Brief
All of the material should be reproduced exactly, with pictures left out.

Collected material

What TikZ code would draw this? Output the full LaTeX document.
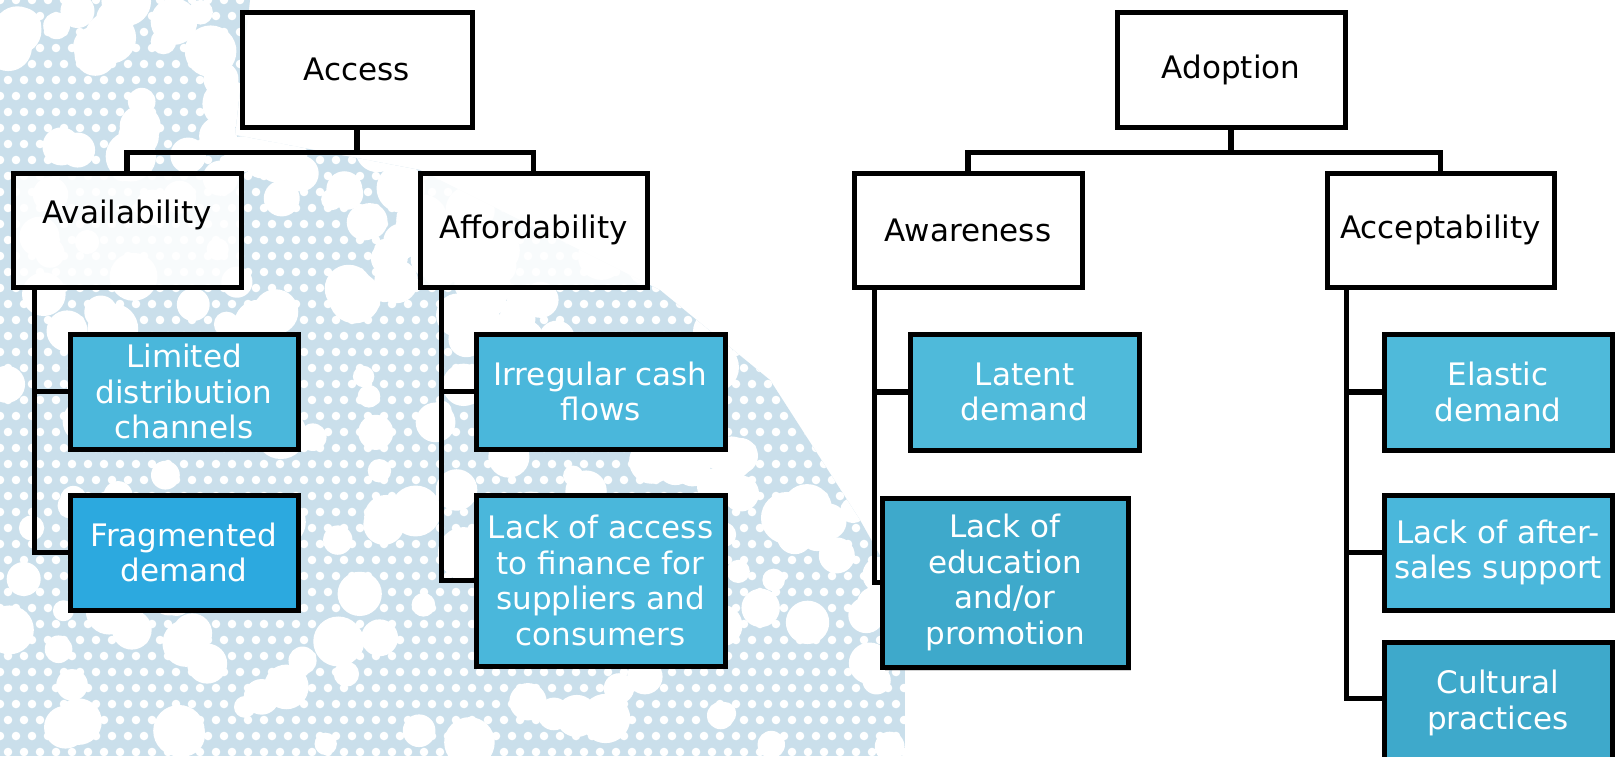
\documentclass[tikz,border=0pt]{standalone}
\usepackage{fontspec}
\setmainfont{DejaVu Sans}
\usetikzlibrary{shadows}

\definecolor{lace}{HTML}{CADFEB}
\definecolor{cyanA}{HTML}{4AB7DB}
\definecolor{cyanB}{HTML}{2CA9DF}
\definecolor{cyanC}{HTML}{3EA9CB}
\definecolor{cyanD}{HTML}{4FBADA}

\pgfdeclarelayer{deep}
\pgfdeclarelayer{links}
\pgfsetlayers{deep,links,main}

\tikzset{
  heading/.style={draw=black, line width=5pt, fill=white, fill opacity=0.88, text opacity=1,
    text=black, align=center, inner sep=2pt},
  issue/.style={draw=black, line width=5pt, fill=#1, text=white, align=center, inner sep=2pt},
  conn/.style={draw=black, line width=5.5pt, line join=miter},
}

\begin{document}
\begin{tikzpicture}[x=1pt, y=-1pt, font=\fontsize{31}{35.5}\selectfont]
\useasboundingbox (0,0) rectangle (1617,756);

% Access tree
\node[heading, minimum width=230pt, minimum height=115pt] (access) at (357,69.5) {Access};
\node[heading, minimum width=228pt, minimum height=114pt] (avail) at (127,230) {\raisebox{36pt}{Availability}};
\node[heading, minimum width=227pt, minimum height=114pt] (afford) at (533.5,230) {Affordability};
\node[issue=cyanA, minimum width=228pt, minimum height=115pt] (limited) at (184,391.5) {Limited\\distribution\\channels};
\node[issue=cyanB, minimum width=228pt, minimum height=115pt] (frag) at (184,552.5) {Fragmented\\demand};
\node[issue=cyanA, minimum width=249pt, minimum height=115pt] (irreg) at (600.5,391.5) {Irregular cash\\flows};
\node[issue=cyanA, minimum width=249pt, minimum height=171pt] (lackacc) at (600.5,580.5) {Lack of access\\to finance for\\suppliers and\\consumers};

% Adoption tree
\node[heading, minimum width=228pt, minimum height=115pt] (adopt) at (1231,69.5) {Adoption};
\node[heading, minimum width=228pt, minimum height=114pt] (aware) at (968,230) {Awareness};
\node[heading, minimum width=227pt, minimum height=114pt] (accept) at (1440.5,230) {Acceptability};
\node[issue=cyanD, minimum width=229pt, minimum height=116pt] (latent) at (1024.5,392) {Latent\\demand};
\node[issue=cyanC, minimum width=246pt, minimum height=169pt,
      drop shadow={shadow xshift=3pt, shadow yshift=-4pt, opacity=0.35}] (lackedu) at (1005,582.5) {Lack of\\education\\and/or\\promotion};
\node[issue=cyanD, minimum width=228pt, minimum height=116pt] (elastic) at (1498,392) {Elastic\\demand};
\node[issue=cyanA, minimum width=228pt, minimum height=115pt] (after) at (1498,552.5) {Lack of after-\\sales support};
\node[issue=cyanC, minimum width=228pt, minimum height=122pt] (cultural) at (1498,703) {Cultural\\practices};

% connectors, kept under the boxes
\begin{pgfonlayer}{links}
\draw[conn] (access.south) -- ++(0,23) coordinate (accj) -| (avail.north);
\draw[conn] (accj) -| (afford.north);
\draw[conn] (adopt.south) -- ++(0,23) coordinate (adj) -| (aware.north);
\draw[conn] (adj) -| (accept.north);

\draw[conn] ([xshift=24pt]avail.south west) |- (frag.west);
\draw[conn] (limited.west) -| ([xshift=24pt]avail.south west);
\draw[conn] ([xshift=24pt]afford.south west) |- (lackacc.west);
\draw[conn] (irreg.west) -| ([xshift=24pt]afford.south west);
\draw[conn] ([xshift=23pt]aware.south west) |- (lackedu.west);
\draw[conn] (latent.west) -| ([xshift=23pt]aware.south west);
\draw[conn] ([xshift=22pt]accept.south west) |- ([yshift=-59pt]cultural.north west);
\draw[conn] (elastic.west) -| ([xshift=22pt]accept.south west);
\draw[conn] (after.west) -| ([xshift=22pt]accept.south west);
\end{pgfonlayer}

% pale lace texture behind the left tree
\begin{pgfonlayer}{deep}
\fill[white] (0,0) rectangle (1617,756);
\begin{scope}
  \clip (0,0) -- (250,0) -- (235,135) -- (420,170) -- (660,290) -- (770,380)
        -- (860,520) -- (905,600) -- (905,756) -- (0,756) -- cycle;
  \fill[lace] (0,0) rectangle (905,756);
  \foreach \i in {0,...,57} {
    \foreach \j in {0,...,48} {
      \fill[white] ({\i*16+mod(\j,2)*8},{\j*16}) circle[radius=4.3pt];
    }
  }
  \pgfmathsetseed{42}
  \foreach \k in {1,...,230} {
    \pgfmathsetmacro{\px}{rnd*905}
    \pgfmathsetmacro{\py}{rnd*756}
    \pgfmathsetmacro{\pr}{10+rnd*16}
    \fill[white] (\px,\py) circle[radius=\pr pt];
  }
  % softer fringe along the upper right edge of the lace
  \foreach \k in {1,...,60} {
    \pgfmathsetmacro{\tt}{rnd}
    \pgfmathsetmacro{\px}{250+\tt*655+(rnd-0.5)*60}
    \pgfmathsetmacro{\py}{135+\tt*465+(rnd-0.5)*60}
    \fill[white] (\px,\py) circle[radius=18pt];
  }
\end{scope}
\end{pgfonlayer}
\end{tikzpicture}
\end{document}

Result for this task
What TikZ code would draw this? Output the full LaTeX document.
\documentclass[tikz,border=0pt]{standalone}
\usepackage{fontspec}
\setmainfont{DejaVu Sans}
\usetikzlibrary{shadows}

\definecolor{lace}{HTML}{CADFEB}
\definecolor{cyanA}{HTML}{4AB7DB}
\definecolor{cyanB}{HTML}{2CA9DF}
\definecolor{cyanC}{HTML}{3EA9CB}
\definecolor{cyanD}{HTML}{4FBADA}

\pgfdeclarelayer{deep}
\pgfdeclarelayer{links}
\pgfsetlayers{deep,links,main}

\tikzset{
  heading/.style={draw=black, line width=5pt, fill=white, fill opacity=0.88, text opacity=1,
    text=black, align=center, inner sep=2pt},
  issue/.style={draw=black, line width=5pt, fill=#1, text=white, align=center, inner sep=2pt},
  conn/.style={draw=black, line width=5.5pt, line join=miter},
}

\begin{document}
\begin{tikzpicture}[x=1pt, y=-1pt, font=\fontsize{31}{35.5}\selectfont]
\useasboundingbox (0,0) rectangle (1617,756);

% Access tree
\node[heading, minimum width=230pt, minimum height=115pt] (access) at (357,69.5) {Access};
\node[heading, minimum width=228pt, minimum height=114pt] (avail) at (127,230) {\raisebox{36pt}{Availability}};
\node[heading, minimum width=227pt, minimum height=114pt] (afford) at (533.5,230) {Affordability};
\node[issue=cyanA, minimum width=228pt, minimum height=115pt] (limited) at (184,391.5) {Limited\\distribution\\channels};
\node[issue=cyanB, minimum width=228pt, minimum height=115pt] (frag) at (184,552.5) {Fragmented\\demand};
\node[issue=cyanA, minimum width=249pt, minimum height=115pt] (irreg) at (600.5,391.5) {Irregular cash\\flows};
\node[issue=cyanA, minimum width=249pt, minimum height=171pt] (lackacc) at (600.5,580.5) {Lack of access\\to finance for\\suppliers and\\consumers};

% Adoption tree
\node[heading, minimum width=228pt, minimum height=115pt] (adopt) at (1231,69.5) {Adoption};
\node[heading, minimum width=228pt, minimum height=114pt] (aware) at (968,230) {Awareness};
\node[heading, minimum width=227pt, minimum height=114pt] (accept) at (1440.5,230) {Acceptability};
\node[issue=cyanD, minimum width=229pt, minimum height=116pt] (latent) at (1024.5,392) {Latent\\demand};
\node[issue=cyanC, minimum width=246pt, minimum height=169pt,
      drop shadow={shadow xshift=3pt, shadow yshift=-4pt, opacity=0.35}] (lackedu) at (1005,582.5) {Lack of\\education\\and/or\\promotion};
\node[issue=cyanD, minimum width=228pt, minimum height=116pt] (elastic) at (1498,392) {Elastic\\demand};
\node[issue=cyanA, minimum width=228pt, minimum height=115pt] (after) at (1498,552.5) {Lack of after-\\sales support};
\node[issue=cyanC, minimum width=228pt, minimum height=122pt] (cultural) at (1498,703) {Cultural\\practices};

% connectors, kept under the boxes
\begin{pgfonlayer}{links}
\draw[conn] (access.south) -- ++(0,23) coordinate (accj) -| (avail.north);
\draw[conn] (accj) -| (afford.north);
\draw[conn] (adopt.south) -- ++(0,23) coordinate (adj) -| (aware.north);
\draw[conn] (adj) -| (accept.north);

\draw[conn] ([xshift=24pt]avail.south west) |- (frag.west);
\draw[conn] (limited.west) -| ([xshift=24pt]avail.south west);
\draw[conn] ([xshift=24pt]afford.south west) |- (lackacc.west);
\draw[conn] (irreg.west) -| ([xshift=24pt]afford.south west);
\draw[conn] ([xshift=23pt]aware.south west) |- (lackedu.west);
\draw[conn] (latent.west) -| ([xshift=23pt]aware.south west);
\draw[conn] ([xshift=22pt]accept.south west) |- ([yshift=-59pt]cultural.north west);
\draw[conn] (elastic.west) -| ([xshift=22pt]accept.south west);
\draw[conn] (after.west) -| ([xshift=22pt]accept.south west);
\end{pgfonlayer}

% pale lace texture behind the left tree
\begin{pgfonlayer}{deep}
\fill[white] (0,0) rectangle (1617,756);
\begin{scope}
  \clip (0,0) -- (250,0) -- (235,135) -- (420,170) -- (660,290) -- (770,380)
        -- (860,520) -- (905,600) -- (905,756) -- (0,756) -- cycle;
  \fill[lace] (0,0) rectangle (905,756);
  \foreach \i in {0,...,57} {
    \foreach \j in {0,...,48} {
      \fill[white] ({\i*16+mod(\j,2)*8},{\j*16}) circle[radius=4.3pt];
    }
  }
  \pgfmathsetseed{42}
  \foreach \k in {1,...,230} {
    \pgfmathsetmacro{\px}{rnd*905}
    \pgfmathsetmacro{\py}{rnd*756}
    \pgfmathsetmacro{\pr}{10+rnd*16}
    \fill[white] (\px,\py) circle[radius=\pr pt];
  }
  % softer fringe along the upper right edge of the lace
  \foreach \k in {1,...,60} {
    \pgfmathsetmacro{\tt}{rnd}
    \pgfmathsetmacro{\px}{250+\tt*655+(rnd-0.5)*60}
    \pgfmathsetmacro{\py}{135+\tt*465+(rnd-0.5)*60}
    \fill[white] (\px,\py) circle[radius=18pt];
  }
\end{scope}
\end{pgfonlayer}
\end{tikzpicture}
\end{document}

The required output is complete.